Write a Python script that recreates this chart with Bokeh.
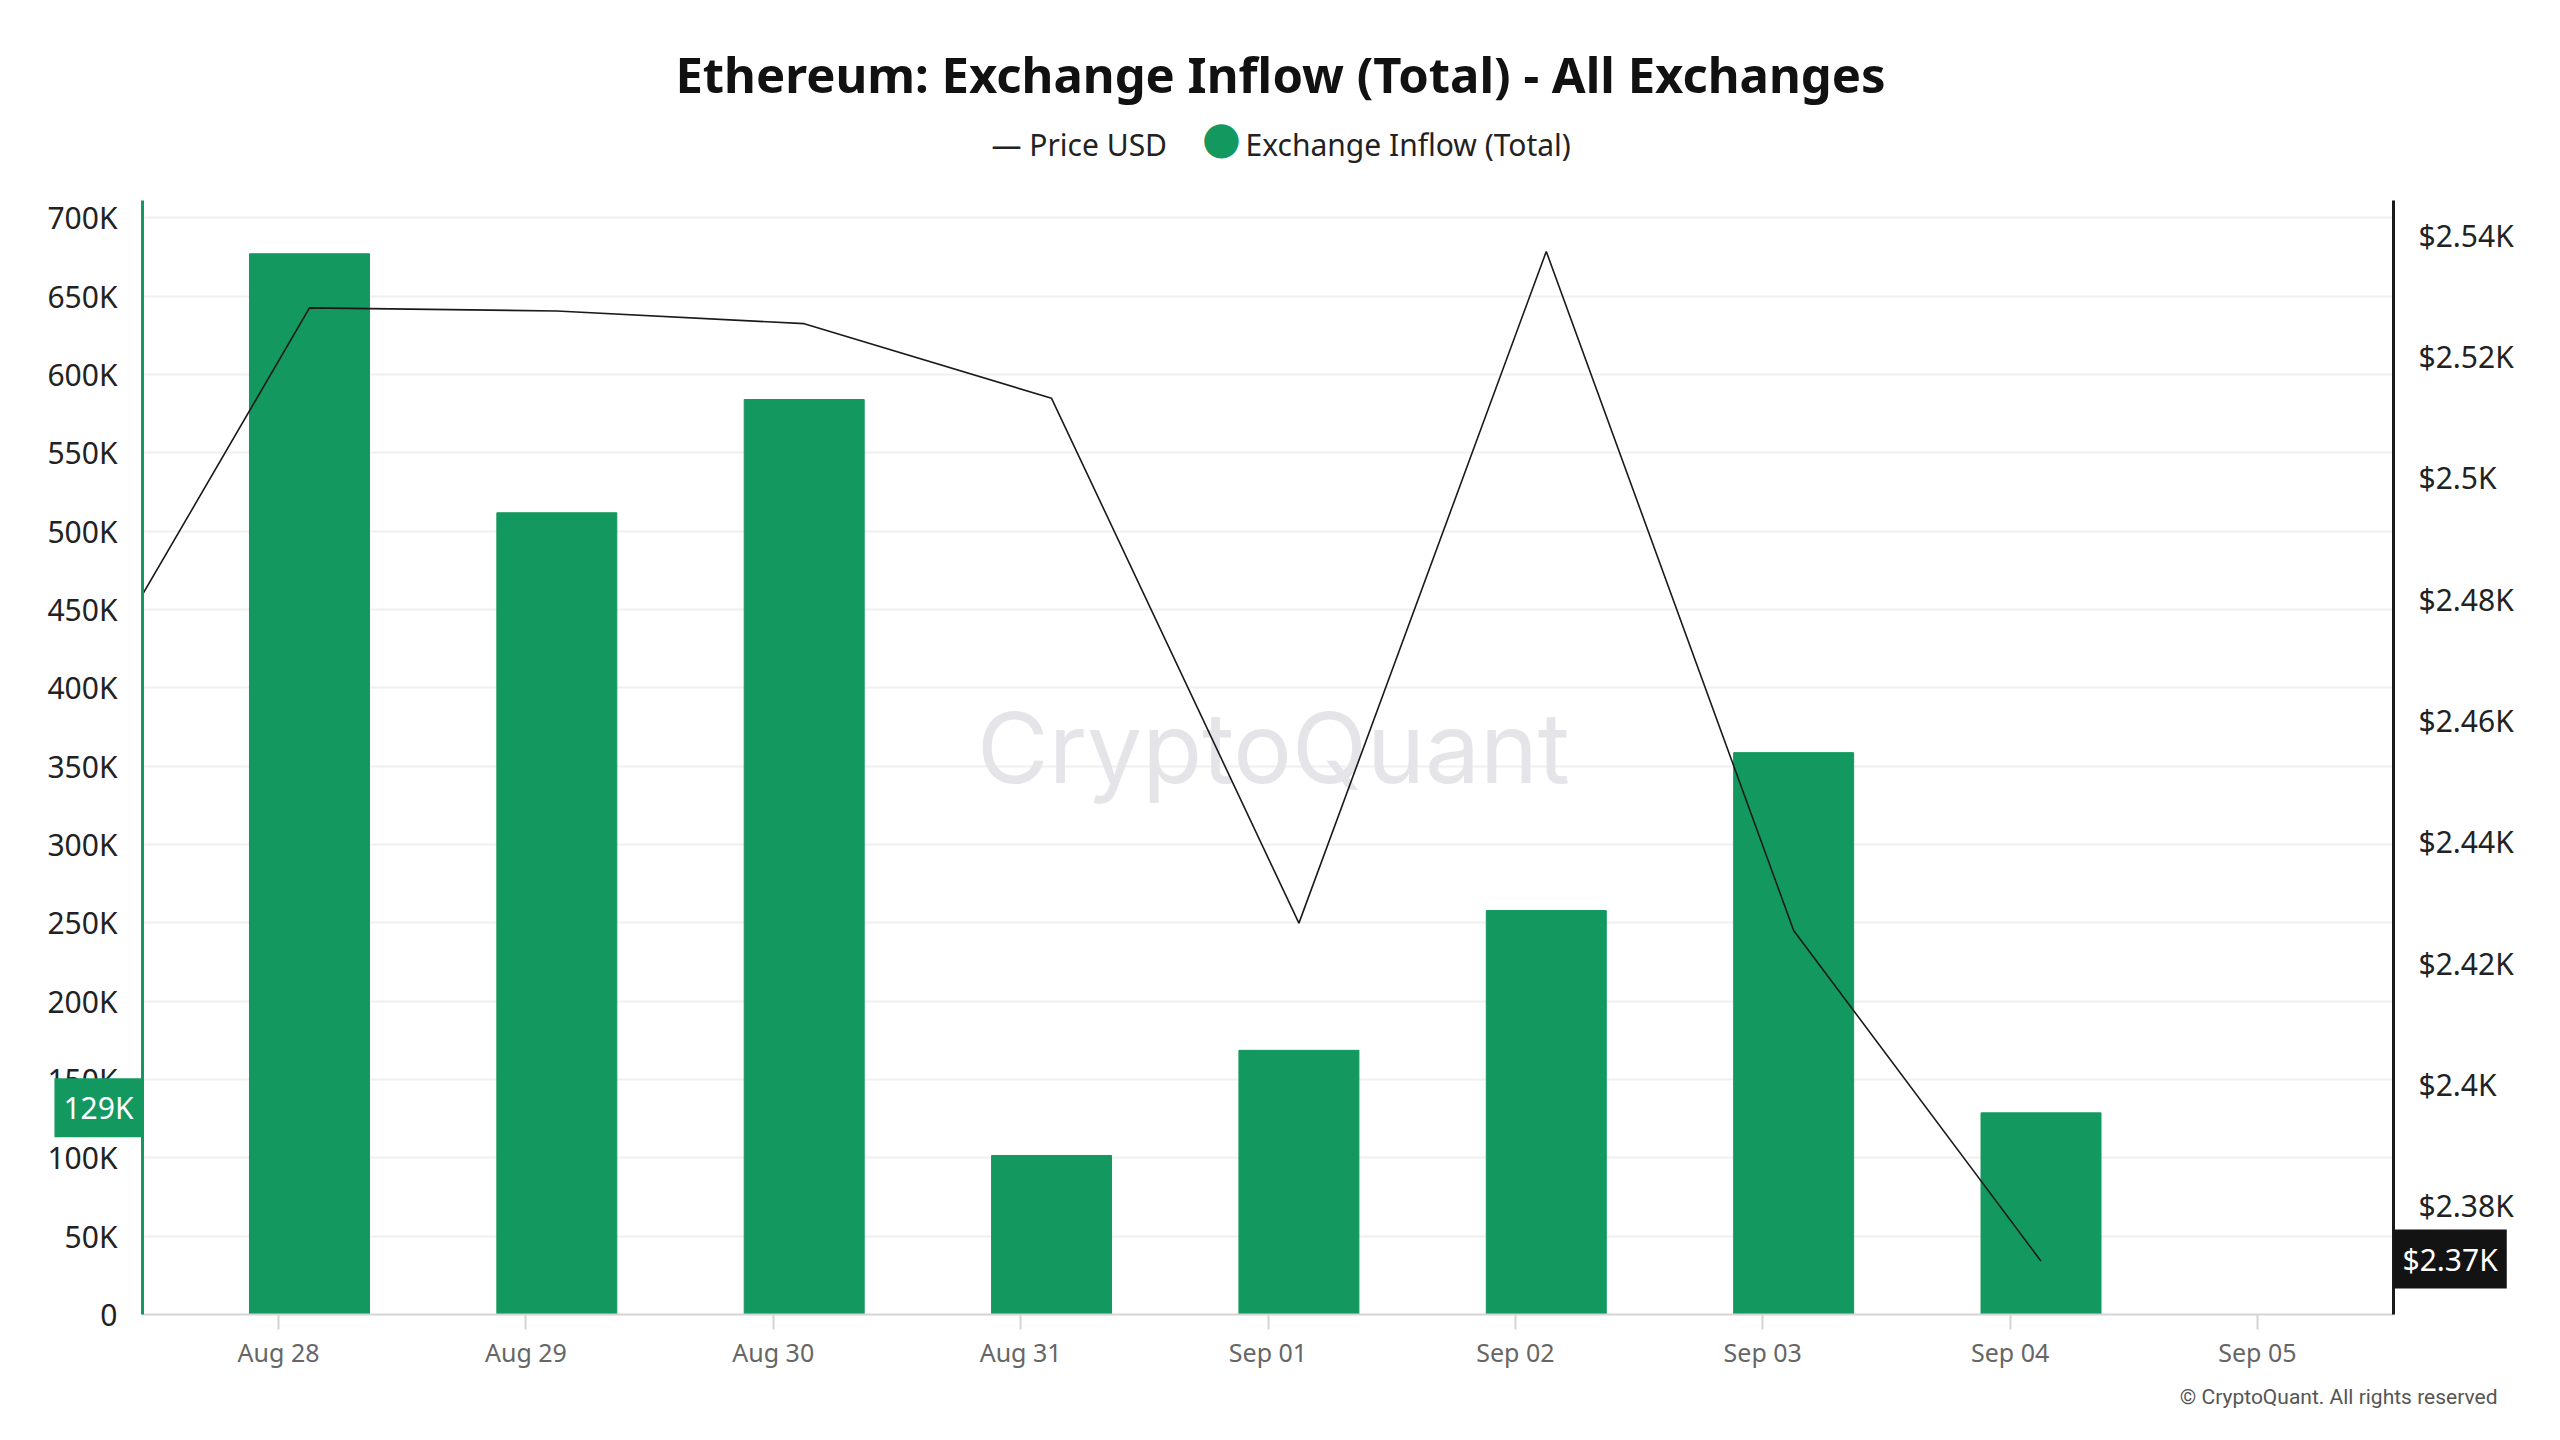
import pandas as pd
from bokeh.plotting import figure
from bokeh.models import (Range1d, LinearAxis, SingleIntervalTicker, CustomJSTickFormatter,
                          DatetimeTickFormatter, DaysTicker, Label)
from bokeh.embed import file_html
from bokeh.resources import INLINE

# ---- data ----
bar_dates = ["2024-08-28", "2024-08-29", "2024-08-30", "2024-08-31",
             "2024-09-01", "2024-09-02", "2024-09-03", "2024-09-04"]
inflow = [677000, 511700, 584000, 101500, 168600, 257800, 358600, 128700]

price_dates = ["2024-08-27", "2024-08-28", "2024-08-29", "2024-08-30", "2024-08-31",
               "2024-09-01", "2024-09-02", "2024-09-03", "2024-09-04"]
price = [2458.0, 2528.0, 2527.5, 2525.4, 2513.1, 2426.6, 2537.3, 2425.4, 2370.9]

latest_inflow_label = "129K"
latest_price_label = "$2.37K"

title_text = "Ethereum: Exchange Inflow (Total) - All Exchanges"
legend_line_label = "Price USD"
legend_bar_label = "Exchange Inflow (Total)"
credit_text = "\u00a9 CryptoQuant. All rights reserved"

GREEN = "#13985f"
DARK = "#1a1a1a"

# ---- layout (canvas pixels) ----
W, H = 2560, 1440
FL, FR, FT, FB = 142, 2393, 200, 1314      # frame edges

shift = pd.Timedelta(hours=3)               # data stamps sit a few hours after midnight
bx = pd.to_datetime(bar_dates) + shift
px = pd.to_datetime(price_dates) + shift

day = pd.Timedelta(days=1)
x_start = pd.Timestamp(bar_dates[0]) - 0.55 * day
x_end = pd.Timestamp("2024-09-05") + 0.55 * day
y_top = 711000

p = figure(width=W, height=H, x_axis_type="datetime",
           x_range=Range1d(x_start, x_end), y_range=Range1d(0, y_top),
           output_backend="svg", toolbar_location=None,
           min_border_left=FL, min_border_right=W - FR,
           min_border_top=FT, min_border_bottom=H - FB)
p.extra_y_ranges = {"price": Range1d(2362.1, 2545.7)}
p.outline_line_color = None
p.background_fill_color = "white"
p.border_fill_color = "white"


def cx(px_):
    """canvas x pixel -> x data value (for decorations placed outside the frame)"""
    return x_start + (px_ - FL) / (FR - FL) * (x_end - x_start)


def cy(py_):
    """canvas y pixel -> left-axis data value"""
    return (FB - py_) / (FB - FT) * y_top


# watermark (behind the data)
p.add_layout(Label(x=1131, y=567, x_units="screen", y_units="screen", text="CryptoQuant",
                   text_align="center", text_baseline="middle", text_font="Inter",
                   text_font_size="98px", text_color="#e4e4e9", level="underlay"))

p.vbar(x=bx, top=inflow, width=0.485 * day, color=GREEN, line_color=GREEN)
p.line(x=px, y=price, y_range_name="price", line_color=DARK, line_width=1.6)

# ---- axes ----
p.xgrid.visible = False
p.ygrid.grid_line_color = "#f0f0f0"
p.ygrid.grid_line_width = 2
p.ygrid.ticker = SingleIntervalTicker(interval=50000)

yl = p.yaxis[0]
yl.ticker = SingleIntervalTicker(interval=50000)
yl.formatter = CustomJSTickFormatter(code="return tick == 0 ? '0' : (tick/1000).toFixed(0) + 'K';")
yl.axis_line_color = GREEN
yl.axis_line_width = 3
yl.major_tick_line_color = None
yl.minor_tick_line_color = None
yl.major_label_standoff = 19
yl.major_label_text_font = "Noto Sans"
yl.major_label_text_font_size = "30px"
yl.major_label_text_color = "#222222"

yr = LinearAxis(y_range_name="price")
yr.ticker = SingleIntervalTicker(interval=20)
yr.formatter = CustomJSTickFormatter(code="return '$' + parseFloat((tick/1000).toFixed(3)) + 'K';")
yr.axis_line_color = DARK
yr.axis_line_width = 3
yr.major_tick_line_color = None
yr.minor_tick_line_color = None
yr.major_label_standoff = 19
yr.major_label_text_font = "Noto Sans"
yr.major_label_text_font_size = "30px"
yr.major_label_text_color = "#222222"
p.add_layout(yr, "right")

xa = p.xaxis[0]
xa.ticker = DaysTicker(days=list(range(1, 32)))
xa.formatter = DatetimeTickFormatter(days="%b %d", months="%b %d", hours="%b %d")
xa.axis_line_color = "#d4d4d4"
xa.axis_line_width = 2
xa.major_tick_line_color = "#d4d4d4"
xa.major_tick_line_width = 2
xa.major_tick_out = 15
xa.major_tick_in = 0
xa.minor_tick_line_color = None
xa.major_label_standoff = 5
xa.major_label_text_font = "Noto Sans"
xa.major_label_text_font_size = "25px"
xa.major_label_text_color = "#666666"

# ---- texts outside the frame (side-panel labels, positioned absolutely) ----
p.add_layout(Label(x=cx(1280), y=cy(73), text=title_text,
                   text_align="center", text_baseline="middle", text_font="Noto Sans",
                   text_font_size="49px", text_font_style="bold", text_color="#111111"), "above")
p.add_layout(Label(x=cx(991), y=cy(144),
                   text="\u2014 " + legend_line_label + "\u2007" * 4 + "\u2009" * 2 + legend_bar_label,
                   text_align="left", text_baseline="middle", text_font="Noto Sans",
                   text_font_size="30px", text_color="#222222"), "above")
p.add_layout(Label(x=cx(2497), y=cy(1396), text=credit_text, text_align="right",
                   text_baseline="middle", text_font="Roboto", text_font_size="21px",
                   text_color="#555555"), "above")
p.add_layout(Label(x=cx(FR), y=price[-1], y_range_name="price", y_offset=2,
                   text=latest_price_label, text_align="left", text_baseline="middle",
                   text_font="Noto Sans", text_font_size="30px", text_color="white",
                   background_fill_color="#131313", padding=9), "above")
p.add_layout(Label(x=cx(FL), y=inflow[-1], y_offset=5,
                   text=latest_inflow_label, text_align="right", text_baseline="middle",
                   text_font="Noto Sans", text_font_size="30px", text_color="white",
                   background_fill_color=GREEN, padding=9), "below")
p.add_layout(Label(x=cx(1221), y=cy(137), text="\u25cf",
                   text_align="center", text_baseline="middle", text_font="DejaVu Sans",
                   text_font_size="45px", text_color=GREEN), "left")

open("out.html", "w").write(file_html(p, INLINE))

------------------------

**GIVEN PROBLEM**
Transcribe the whole listing exactly. Pictures stay out of your copy.

**EXERCISE ANSWER**
Write a Python script that recreates this chart with Bokeh.
import pandas as pd
from bokeh.plotting import figure
from bokeh.models import (Range1d, LinearAxis, SingleIntervalTicker, CustomJSTickFormatter,
                          DatetimeTickFormatter, DaysTicker, Label)
from bokeh.embed import file_html
from bokeh.resources import INLINE

# ---- data ----
bar_dates = ["2024-08-28", "2024-08-29", "2024-08-30", "2024-08-31",
             "2024-09-01", "2024-09-02", "2024-09-03", "2024-09-04"]
inflow = [677000, 511700, 584000, 101500, 168600, 257800, 358600, 128700]

price_dates = ["2024-08-27", "2024-08-28", "2024-08-29", "2024-08-30", "2024-08-31",
               "2024-09-01", "2024-09-02", "2024-09-03", "2024-09-04"]
price = [2458.0, 2528.0, 2527.5, 2525.4, 2513.1, 2426.6, 2537.3, 2425.4, 2370.9]

latest_inflow_label = "129K"
latest_price_label = "$2.37K"

title_text = "Ethereum: Exchange Inflow (Total) - All Exchanges"
legend_line_label = "Price USD"
legend_bar_label = "Exchange Inflow (Total)"
credit_text = "\u00a9 CryptoQuant. All rights reserved"

GREEN = "#13985f"
DARK = "#1a1a1a"

# ---- layout (canvas pixels) ----
W, H = 2560, 1440
FL, FR, FT, FB = 142, 2393, 200, 1314      # frame edges

shift = pd.Timedelta(hours=3)               # data stamps sit a few hours after midnight
bx = pd.to_datetime(bar_dates) + shift
px = pd.to_datetime(price_dates) + shift

day = pd.Timedelta(days=1)
x_start = pd.Timestamp(bar_dates[0]) - 0.55 * day
x_end = pd.Timestamp("2024-09-05") + 0.55 * day
y_top = 711000

p = figure(width=W, height=H, x_axis_type="datetime",
           x_range=Range1d(x_start, x_end), y_range=Range1d(0, y_top),
           output_backend="svg", toolbar_location=None,
           min_border_left=FL, min_border_right=W - FR,
           min_border_top=FT, min_border_bottom=H - FB)
p.extra_y_ranges = {"price": Range1d(2362.1, 2545.7)}
p.outline_line_color = None
p.background_fill_color = "white"
p.border_fill_color = "white"


def cx(px_):
    """canvas x pixel -> x data value (for decorations placed outside the frame)"""
    return x_start + (px_ - FL) / (FR - FL) * (x_end - x_start)


def cy(py_):
    """canvas y pixel -> left-axis data value"""
    return (FB - py_) / (FB - FT) * y_top


# watermark (behind the data)
p.add_layout(Label(x=1131, y=567, x_units="screen", y_units="screen", text="CryptoQuant",
                   text_align="center", text_baseline="middle", text_font="Inter",
                   text_font_size="98px", text_color="#e4e4e9", level="underlay"))

p.vbar(x=bx, top=inflow, width=0.485 * day, color=GREEN, line_color=GREEN)
p.line(x=px, y=price, y_range_name="price", line_color=DARK, line_width=1.6)

# ---- axes ----
p.xgrid.visible = False
p.ygrid.grid_line_color = "#f0f0f0"
p.ygrid.grid_line_width = 2
p.ygrid.ticker = SingleIntervalTicker(interval=50000)

yl = p.yaxis[0]
yl.ticker = SingleIntervalTicker(interval=50000)
yl.formatter = CustomJSTickFormatter(code="return tick == 0 ? '0' : (tick/1000).toFixed(0) + 'K';")
yl.axis_line_color = GREEN
yl.axis_line_width = 3
yl.major_tick_line_color = None
yl.minor_tick_line_color = None
yl.major_label_standoff = 19
yl.major_label_text_font = "Noto Sans"
yl.major_label_text_font_size = "30px"
yl.major_label_text_color = "#222222"

yr = LinearAxis(y_range_name="price")
yr.ticker = SingleIntervalTicker(interval=20)
yr.formatter = CustomJSTickFormatter(code="return '$' + parseFloat((tick/1000).toFixed(3)) + 'K';")
yr.axis_line_color = DARK
yr.axis_line_width = 3
yr.major_tick_line_color = None
yr.minor_tick_line_color = None
yr.major_label_standoff = 19
yr.major_label_text_font = "Noto Sans"
yr.major_label_text_font_size = "30px"
yr.major_label_text_color = "#222222"
p.add_layout(yr, "right")

xa = p.xaxis[0]
xa.ticker = DaysTicker(days=list(range(1, 32)))
xa.formatter = DatetimeTickFormatter(days="%b %d", months="%b %d", hours="%b %d")
xa.axis_line_color = "#d4d4d4"
xa.axis_line_width = 2
xa.major_tick_line_color = "#d4d4d4"
xa.major_tick_line_width = 2
xa.major_tick_out = 15
xa.major_tick_in = 0
xa.minor_tick_line_color = None
xa.major_label_standoff = 5
xa.major_label_text_font = "Noto Sans"
xa.major_label_text_font_size = "25px"
xa.major_label_text_color = "#666666"

# ---- texts outside the frame (side-panel labels, positioned absolutely) ----
p.add_layout(Label(x=cx(1280), y=cy(73), text=title_text,
                   text_align="center", text_baseline="middle", text_font="Noto Sans",
                   text_font_size="49px", text_font_style="bold", text_color="#111111"), "above")
p.add_layout(Label(x=cx(991), y=cy(144),
                   text="\u2014 " + legend_line_label + "\u2007" * 4 + "\u2009" * 2 + legend_bar_label,
                   text_align="left", text_baseline="middle", text_font="Noto Sans",
                   text_font_size="30px", text_color="#222222"), "above")
p.add_layout(Label(x=cx(2497), y=cy(1396), text=credit_text, text_align="right",
                   text_baseline="middle", text_font="Roboto", text_font_size="21px",
                   text_color="#555555"), "above")
p.add_layout(Label(x=cx(FR), y=price[-1], y_range_name="price", y_offset=2,
                   text=latest_price_label, text_align="left", text_baseline="middle",
                   text_font="Noto Sans", text_font_size="30px", text_color="white",
                   background_fill_color="#131313", padding=9), "above")
p.add_layout(Label(x=cx(FL), y=inflow[-1], y_offset=5,
                   text=latest_inflow_label, text_align="right", text_baseline="middle",
                   text_font="Noto Sans", text_font_size="30px", text_color="white",
                   background_fill_color=GREEN, padding=9), "below")
p.add_layout(Label(x=cx(1221), y=cy(137), text="\u25cf",
                   text_align="center", text_baseline="middle", text_font="DejaVu Sans",
                   text_font_size="45px", text_color=GREEN), "left")

open("out.html", "w").write(file_html(p, INLINE))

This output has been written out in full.